— Start —

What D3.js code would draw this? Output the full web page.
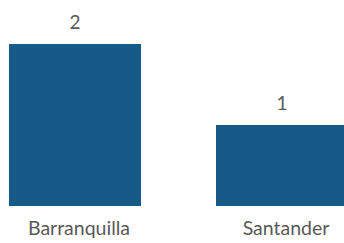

— End —
— Start —

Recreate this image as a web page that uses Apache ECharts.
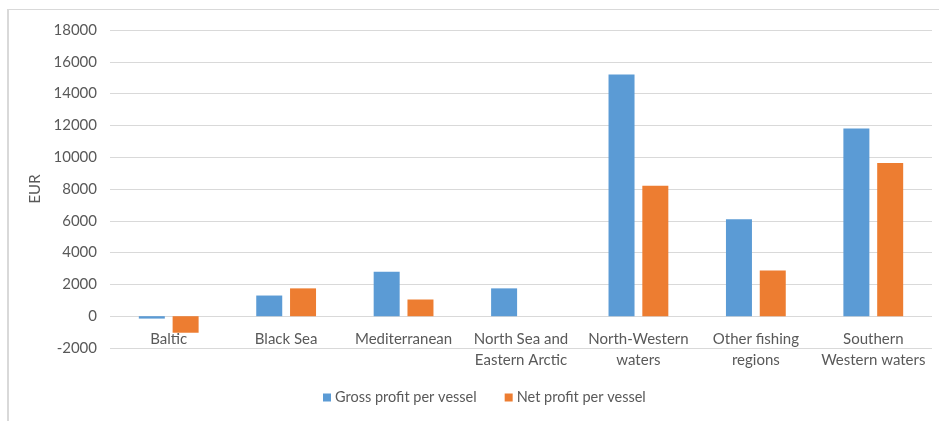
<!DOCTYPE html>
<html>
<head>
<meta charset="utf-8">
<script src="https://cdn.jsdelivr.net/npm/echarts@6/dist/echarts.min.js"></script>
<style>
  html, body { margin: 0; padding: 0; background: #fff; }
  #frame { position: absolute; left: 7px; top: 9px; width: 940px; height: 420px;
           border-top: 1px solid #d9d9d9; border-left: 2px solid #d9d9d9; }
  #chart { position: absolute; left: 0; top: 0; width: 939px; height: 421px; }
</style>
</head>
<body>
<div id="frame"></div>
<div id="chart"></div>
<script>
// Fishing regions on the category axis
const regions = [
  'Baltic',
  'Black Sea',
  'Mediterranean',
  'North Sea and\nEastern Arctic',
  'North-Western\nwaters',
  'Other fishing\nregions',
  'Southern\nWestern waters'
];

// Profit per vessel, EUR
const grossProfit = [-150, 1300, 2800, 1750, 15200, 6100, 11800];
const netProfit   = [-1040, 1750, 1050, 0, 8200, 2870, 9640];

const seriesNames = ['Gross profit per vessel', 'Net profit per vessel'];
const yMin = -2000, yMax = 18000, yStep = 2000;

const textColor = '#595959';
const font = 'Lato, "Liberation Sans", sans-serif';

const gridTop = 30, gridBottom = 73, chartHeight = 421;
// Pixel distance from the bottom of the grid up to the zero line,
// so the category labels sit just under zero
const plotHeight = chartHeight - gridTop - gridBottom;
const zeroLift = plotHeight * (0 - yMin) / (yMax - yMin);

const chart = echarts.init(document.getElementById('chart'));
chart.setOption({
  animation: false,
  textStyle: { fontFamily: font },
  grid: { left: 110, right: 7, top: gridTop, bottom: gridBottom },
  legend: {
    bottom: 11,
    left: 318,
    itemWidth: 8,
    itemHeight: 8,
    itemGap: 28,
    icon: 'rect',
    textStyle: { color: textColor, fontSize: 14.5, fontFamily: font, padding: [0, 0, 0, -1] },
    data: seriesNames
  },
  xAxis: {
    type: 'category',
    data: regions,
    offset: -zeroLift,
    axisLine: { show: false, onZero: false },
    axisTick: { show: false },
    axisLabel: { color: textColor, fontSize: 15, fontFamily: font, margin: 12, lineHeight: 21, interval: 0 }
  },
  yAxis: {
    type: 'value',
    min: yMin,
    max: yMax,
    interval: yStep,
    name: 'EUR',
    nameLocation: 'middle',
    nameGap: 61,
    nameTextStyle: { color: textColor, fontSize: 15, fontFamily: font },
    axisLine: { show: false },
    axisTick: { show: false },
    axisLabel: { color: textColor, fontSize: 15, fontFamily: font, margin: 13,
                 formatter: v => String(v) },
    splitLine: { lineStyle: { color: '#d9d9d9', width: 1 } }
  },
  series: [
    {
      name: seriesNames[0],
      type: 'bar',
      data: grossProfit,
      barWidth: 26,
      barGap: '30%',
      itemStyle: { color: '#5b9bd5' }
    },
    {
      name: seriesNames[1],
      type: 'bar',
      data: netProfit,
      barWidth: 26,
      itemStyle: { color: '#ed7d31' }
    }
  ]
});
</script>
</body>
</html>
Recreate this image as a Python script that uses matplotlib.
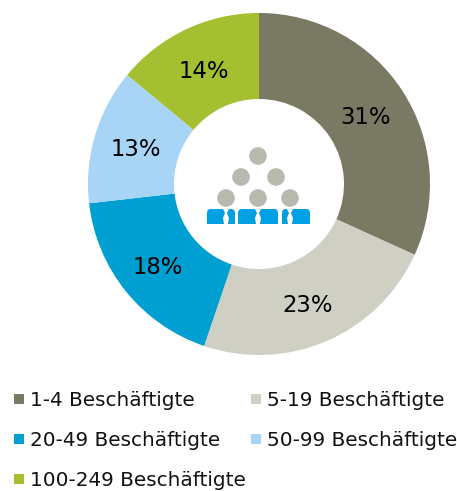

— End —

▶ [TASK]
Nothing but the lines from the one containing "Recreate this image as a web" through the one containing "const zeroLift = plotHeight" should be echoed, each exactly as it stands; pictures are excluded.

▶ [RESPONSE TO THE TASK]
Recreate this image as a web page that uses Apache ECharts.
<!DOCTYPE html>
<html>
<head>
<meta charset="utf-8">
<script src="https://cdn.jsdelivr.net/npm/echarts@6/dist/echarts.min.js"></script>
<style>
  html, body { margin: 0; padding: 0; background: #fff; }
  #frame { position: absolute; left: 7px; top: 9px; width: 940px; height: 420px;
           border-top: 1px solid #d9d9d9; border-left: 2px solid #d9d9d9; }
  #chart { position: absolute; left: 0; top: 0; width: 939px; height: 421px; }
</style>
</head>
<body>
<div id="frame"></div>
<div id="chart"></div>
<script>
// Fishing regions on the category axis
const regions = [
  'Baltic',
  'Black Sea',
  'Mediterranean',
  'North Sea and\nEastern Arctic',
  'North-Western\nwaters',
  'Other fishing\nregions',
  'Southern\nWestern waters'
];

// Profit per vessel, EUR
const grossProfit = [-150, 1300, 2800, 1750, 15200, 6100, 11800];
const netProfit   = [-1040, 1750, 1050, 0, 8200, 2870, 9640];

const seriesNames = ['Gross profit per vessel', 'Net profit per vessel'];
const yMin = -2000, yMax = 18000, yStep = 2000;

const textColor = '#595959';
const font = 'Lato, "Liberation Sans", sans-serif';

const gridTop = 30, gridBottom = 73, chartHeight = 421;
// Pixel distance from the bottom of the grid up to the zero line,
// so the category labels sit just under zero
const plotHeight = chartHeight - gridTop - gridBottom;
const zeroLift = plotHeight * (0 - yMin) / (yMax - yMin);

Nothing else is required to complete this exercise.